Segundo a câmara, a embaixada da China foi avisada de que o protesto iria ocorrer.

“Já solicitámos clarificação junto do gabinete do presidente da câmara e temos os nossos canais jurídicos abertos”, disse ao Observador Alexandra Correia. “Neste caso, é só o meu nome.”

Apesar disso, a coordenadora diz que a notícia relacionada com os ativistas russos representa “um grande atentado ao nosso direito, à nossa privacidade, às mais básicas garantias”. “No meu caso, uma cidadã portuguesa, até parece ao contrário. É um modus operandi que nós combatemos e agora somos confrontados com algo insólito“, continua Alexandra Correia. “A minha dúvida perante isto é se isto se reporta apenas a 2019, algo que não teve nada a ver com a embaixada, ou se já aconteceu no passado.”

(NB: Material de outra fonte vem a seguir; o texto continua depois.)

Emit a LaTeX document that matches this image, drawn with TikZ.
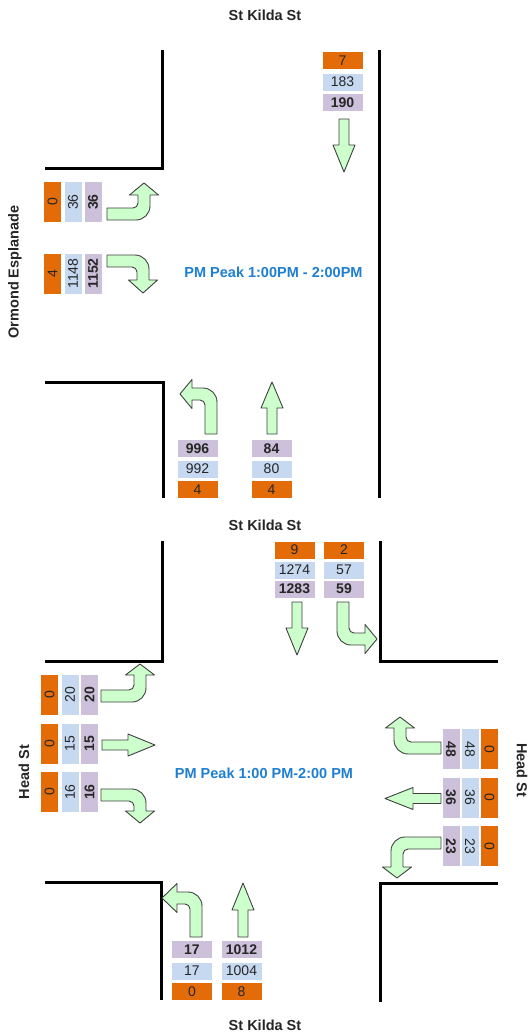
\documentclass[tikz,border=0pt]{standalone}
\usepackage{fontspec}
\setmainfont{Liberation Sans}
\definecolor{orangeC}{HTML}{E36C09}
\definecolor{blueC}{HTML}{C6D9F1}
\definecolor{purpC}{HTML}{CCC0DA}
\definecolor{greenC}{HTML}{CCFFCC}
\definecolor{peakC}{HTML}{1E7FD2}
\definecolor{txtC}{HTML}{262626}
\tikzset{
  road/.style={line width=3pt, line join=miter},
  arrowshape/.style={fill=greenC, draw=black!75, line width=0.9pt, line join=round},
  cnt/.style={minimum width=40pt, minimum height=17pt, inner sep=0pt, text=txtC,
    font=\fontsize{14}{14}\selectfont},
  orng/.style={cnt, fill=orangeC},
  blu/.style={cnt, fill=blueC},
  prp/.style={cnt, fill=purpC, font=\fontsize{14}{14}\selectfont\bfseries},
  streetlbl/.style={font=\fontsize{14.5}{14.5}\selectfont\bfseries, text=txtC},
  peaklbl/.style={font=\fontsize{14.5}{14.5}\selectfont\bfseries, text=peakC},
  pics/turn/.style args={#1/#2/#3}{code={
    \filldraw[arrowshape] (0,-6) -- ({#1-11},-6)
      .. controls ({#1-8.24},-6) and ({#1-6},-8.24) .. ({#1-6},-11)
      -- ({#1-6},{-#2}) -- ({#1-14.5},{-#2}) -- (#1,{-#2-#3})
      -- ({#1+14.5},{-#2}) -- ({#1+6},{-#2}) -- ({#1+6},-8)
      .. controls ({#1+6},-0.27) and ({#1-0.27},6) .. ({#1-8},6)
      -- (0,6) -- cycle;
  }},
  pics/straight/.style args={#1/#2}{code={
    \filldraw[arrowshape] (0,-5) -- ({#1-#2},-5) -- ({#1-#2},-11) -- (#1,0)
      -- ({#1-#2},11) -- ({#1-#2},5) -- (0,5) -- cycle;
  }}
}
\begin{document}
\begin{tikzpicture}[x=1pt,y=-1pt]
\useasboundingbox[fill=white] (0,0) rectangle (530,1034);

% ---------------- Top intersection ----------------
\node[streetlbl] (t1) at (265,15) {St Kilda St};
\node[streetlbl, rotate=90] (t2) at (15,272) {Ormond Esplanade};
\node[peaklbl] (t3) at (273.5,272) {PM Peak 1:00PM - 2:00PM};
\node[streetlbl] (t4) at (265,525) {St Kilda St};

\draw[road] (162,50) -- (162,168) -- (45,168);
\draw[road] (379,50) -- (379,498);
\draw[road] (45,382) -- (163,382) -- (163,498);

% north approach
\node[orng] (n1) at (342.5,60.5) {7};
\node[blu]  (n2) at (342.5,82) {183};
\node[prp]  (n3) at (342.5,102.5) {190};
\pic[rotate=-90] at (344,119) {straight=53/27};

% west approach
\node[orng, rotate=90] (w1) at (52.5,202) {0};
\node[blu, rotate=90]  (w2) at (73,202) {36};
\node[prp, rotate=90]  (w3) at (93,202) {36};
\node[orng, rotate=90] (w4) at (52.5,273.5) {4};
\node[blu, rotate=90]  (w5) at (73,273.5) {1148};
\node[prp, rotate=90]  (w6) at (93,273.5) {1152};
\pic at (107,214) {turn=37/19/12};
\pic[yscale=-1] at (107,261) {turn=36/19/13};

% south approach
\node[prp]  (s1) at (197.5,448.5) {996};
\node[blu]  (s2) at (197.5,469) {992};
\node[orng] (s3) at (197.5,489.5) {4};
\node[prp]  (s4) at (271.5,448.5) {84};
\node[blu]  (s5) at (271.5,469) {80};
\node[orng] (s6) at (271.5,489.5) {4};
\pic[rotate=90] at (211,434) {turn=40/19/12};
\pic[rotate=90] at (272,434) {straight=52/26};

% ---------------- Bottom intersection ----------------
\node[streetlbl, rotate=90] (b1) at (24,772) {Head St};
\node[streetlbl, rotate=-90] (b2) at (522,770) {Head St};
\node[peaklbl] (b3) at (264,773) {PM Peak 1:00 PM-2:00 PM};
\node[streetlbl] (b4) at (265,1025) {St Kilda St};

\draw[road] (162,541) -- (162,661) -- (45,661);
\draw[road] (380,541) -- (380,661) -- (498,661);
\draw[road] (45,882) -- (161,882) -- (161,1000);
\draw[road] (380,1002) -- (380,883) -- (498,883);

% north approach
\node[orng] (bn1) at (294.5,550) {9};
\node[blu]  (bn2) at (294.5,570) {1274};
\node[prp]  (bn3) at (294.5,589) {1283};
\node[orng] (bn4) at (344,550) {2};
\node[blu]  (bn5) at (344,570) {57};
\node[prp]  (bn6) at (344,589) {59};
\pic[rotate=-90] at (297,602) {straight=53/27};
\pic[rotate=-90] at (343,602) {turn=37/22/12};

% west approach
\node[orng, rotate=90] (bw1) at (49.5,694.5) {0};
\node[blu, rotate=90]  (bw2) at (70,694.5) {20};
\node[prp, rotate=90]  (bw3) at (89.5,694.5) {20};
\node[orng, rotate=90] (bw4) at (49.5,743.5) {0};
\node[blu, rotate=90]  (bw5) at (70,743.5) {15};
\node[prp, rotate=90]  (bw6) at (89.5,743.5) {15};
\node[orng, rotate=90] (bw7) at (49.5,792) {0};
\node[blu, rotate=90]  (bw8) at (70,792) {16};
\node[prp, rotate=90]  (bw9) at (89.5,792) {16};
\pic at (101,696) {turn=39/21/11};
\pic at (102,745) {straight=53/27};
\pic[yscale=-1] at (101,795) {turn=39/16/12};

% east approach
\node[prp, rotate=-90]  (be1) at (451,749) {48};
\node[blu, rotate=-90]  (be2) at (470,749) {48};
\node[orng, rotate=-90] (be3) at (489.5,749) {0};
\node[prp, rotate=-90]  (be4) at (451,797.5) {36};
\node[blu, rotate=-90]  (be5) at (470,797.5) {36};
\node[orng, rotate=-90] (be6) at (489.5,797.5) {0};
\node[prp, rotate=-90]  (be7) at (451,846) {23};
\node[blu, rotate=-90]  (be8) at (470,846) {23};
\node[orng, rotate=-90] (be9) at (489.5,846) {0};
\pic[xscale=-1] at (441,748) {turn=41/20/11};
\pic[rotate=180] at (441,798.5) {straight=56/28};
\pic[rotate=180] at (441,843) {turn=44/24/11};

% south approach
\node[prp]  (bs1) at (192,949.5) {17};
\node[blu]  (bs2) at (192,971) {17};
\node[orng] (bs3) at (192,991.5) {0};
\node[prp]  (bs4) at (241.5,949.5) {1012};
\node[blu]  (bs5) at (241.5,971) {1004};
\node[orng] (bs6) at (241.5,991.5) {8};
\pic[rotate=90] at (196,937) {turn=39/19/15};
\pic[rotate=90] at (243,937) {straight=54/27};
\end{tikzpicture}
\end{document}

A notícia apanhou-me desprevenida“, prossegue a responsável, lembrando que o Grupo de Apoio ao Tibete já organizou inúmeras iniciativas em frente à embaixada da China em Lisboa.

Alexandra Correia sublinha que, no caso do Grupo de Apoio ao Tibete, não viu na troca de emails com a câmara nenhum indício de que os dados tenham sido remetidos à embaixada chinesa — mas lembra que tal poderá acontecido sem que os ativistas o tenham detetado.

Artigo atualizado às 19h20 com a informação sobre o pedido de esclarecimento feito pelo Grupo de Apoio ao Tibete.